A: Here’s a simple way to tell: Record your body weight every morning when you wake up, after going to the bathroom. If your diet hasn’t really changed recently, and yet you suddenly see a 3.5% drop in body weight, then you’re probably starting to overtrain, which is another way of saying you’re under-recovered. The change is caused by a loss in muscle mass.
So if you’re an experienced athlete and typically weigh 200 pounds, then suddenly drop to 193 almost overnight without trying to, you’re overtrained. The solution is to back off the number of total sets you do in training, but not the intensity.
Q: I’m about to turn 40. What’s something I need to start paying more attention to?
A: Quality of sleep. It’s the most underrated health indicator and recovery factor.
High-quality sleep means putting your head on the pillow and not waking up until the next day. You also want to wake up at the same time every day.

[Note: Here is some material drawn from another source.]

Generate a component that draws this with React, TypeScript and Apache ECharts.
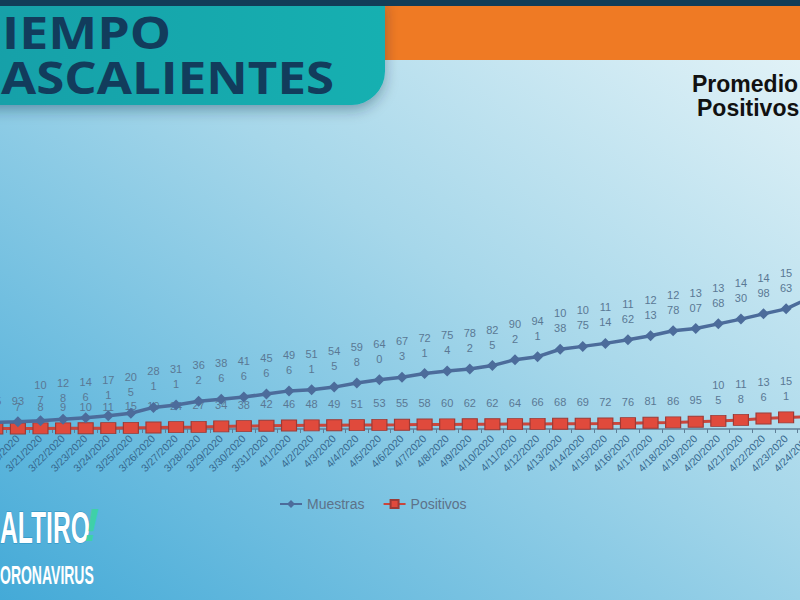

But quantity of sleep isn’t the only problem. Erratic sleeping patterns are also bad for your health and your physique. If you wake up in the middle of the night to go pee, it’s not good sleep.
Remember, all the anabolic-hormone cascades depend on the quality of your sleep. A lot of males with low Testosterone levels can be cured simply by fixing their sleep patterns.
A low estimate is that 68% of the population doesn’t sleep properly. When I work with pro teams as a consultant, the first thing I do is teach them all the tricks I have for improving quality of sleep.
Now, a young guy can go out on Friday night, hunt for quiff until 4 a.m., then go to the gym on Saturday morning and deadlift without it affecting him much. Eventually, though, it starts to take a toll on you. Many men these days start to see a decline in Testosterone at age 31. Thirty-one is the new 50.
If you’re not sure if you’re getting quality sleep or not, this is your standard: You should always wake up under a teepee. If you don’t have a boner so solid you have to do a handstand to take a morning piss, your Testosterone levels are probably low.